##### DATA SHOWN #####

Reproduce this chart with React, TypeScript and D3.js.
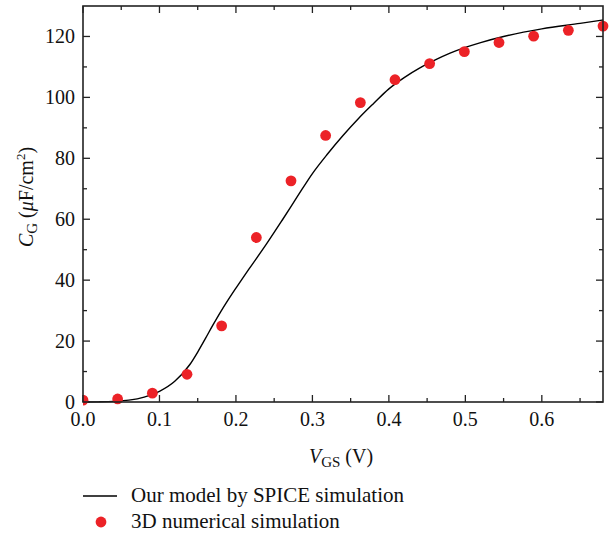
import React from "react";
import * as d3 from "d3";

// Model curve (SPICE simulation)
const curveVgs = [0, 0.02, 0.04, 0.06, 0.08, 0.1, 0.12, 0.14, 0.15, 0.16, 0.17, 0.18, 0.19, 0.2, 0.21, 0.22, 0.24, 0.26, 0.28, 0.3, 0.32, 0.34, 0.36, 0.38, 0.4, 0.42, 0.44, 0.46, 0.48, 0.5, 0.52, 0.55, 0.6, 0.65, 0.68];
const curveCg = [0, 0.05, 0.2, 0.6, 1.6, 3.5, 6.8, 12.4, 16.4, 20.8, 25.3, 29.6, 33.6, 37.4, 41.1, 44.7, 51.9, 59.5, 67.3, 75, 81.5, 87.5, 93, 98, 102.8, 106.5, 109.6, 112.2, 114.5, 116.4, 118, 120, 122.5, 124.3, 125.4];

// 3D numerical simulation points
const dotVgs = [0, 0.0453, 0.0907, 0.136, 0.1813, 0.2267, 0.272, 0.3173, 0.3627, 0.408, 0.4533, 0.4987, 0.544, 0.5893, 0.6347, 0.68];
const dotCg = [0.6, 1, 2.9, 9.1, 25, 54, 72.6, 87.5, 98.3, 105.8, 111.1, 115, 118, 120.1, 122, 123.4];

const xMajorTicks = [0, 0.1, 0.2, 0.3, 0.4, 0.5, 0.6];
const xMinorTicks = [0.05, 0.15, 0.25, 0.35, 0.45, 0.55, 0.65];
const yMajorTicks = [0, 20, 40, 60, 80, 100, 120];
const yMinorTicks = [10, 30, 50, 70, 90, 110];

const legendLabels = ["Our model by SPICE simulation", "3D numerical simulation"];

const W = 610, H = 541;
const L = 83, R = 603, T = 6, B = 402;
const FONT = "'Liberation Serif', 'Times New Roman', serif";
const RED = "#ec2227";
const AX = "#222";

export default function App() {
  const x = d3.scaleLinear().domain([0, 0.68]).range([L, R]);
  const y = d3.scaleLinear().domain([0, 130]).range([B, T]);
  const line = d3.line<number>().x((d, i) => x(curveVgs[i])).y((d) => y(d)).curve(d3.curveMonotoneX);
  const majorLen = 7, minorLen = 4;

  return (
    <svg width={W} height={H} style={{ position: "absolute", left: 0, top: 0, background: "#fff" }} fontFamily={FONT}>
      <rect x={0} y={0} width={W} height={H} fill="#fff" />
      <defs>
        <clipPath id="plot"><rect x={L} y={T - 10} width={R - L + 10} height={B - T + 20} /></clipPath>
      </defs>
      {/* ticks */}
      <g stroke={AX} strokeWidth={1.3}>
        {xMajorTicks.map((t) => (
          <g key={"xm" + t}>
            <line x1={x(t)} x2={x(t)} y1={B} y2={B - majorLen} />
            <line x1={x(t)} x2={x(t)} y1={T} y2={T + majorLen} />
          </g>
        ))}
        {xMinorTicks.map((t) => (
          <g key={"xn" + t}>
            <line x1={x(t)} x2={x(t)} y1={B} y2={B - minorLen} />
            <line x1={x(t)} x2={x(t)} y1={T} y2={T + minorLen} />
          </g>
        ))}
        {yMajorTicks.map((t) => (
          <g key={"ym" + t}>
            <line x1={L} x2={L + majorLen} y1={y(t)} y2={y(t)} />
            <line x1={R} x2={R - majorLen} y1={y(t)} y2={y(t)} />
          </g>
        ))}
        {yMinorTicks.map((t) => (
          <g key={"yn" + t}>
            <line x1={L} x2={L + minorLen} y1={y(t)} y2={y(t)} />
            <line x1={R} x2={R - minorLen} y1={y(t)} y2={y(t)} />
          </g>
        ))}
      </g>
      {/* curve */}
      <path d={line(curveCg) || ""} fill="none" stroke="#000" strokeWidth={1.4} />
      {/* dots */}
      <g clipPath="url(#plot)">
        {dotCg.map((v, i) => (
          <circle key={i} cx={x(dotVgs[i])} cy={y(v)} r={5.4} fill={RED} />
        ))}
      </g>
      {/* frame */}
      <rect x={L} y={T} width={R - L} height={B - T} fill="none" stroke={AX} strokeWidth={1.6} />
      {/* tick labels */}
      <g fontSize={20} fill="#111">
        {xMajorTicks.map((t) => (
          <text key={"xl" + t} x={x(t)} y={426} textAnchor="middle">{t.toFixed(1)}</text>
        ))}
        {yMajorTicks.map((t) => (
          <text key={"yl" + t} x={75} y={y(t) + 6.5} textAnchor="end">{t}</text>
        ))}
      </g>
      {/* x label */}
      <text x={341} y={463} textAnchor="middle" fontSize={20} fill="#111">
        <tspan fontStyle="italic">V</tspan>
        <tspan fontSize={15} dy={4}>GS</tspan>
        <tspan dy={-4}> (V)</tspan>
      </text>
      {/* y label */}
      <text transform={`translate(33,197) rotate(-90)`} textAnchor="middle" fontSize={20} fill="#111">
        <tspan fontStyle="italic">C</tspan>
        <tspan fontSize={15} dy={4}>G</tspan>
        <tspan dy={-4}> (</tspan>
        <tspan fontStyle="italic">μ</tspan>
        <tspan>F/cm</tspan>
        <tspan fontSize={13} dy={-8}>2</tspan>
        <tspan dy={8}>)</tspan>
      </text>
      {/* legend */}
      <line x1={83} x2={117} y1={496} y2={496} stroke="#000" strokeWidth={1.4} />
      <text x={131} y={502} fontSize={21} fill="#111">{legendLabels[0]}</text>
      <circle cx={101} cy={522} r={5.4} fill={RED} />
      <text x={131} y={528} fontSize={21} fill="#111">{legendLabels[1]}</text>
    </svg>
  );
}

#####

_YOUR TASK_
The lines from the top of the data above through the one holding "import * as" are to be repeated exactly, and only those, with no pictures.

_EXERCISE SOLUTION_
Reproduce this chart with React, TypeScript and D3.js.
import React from "react";
import * as d3 from "d3";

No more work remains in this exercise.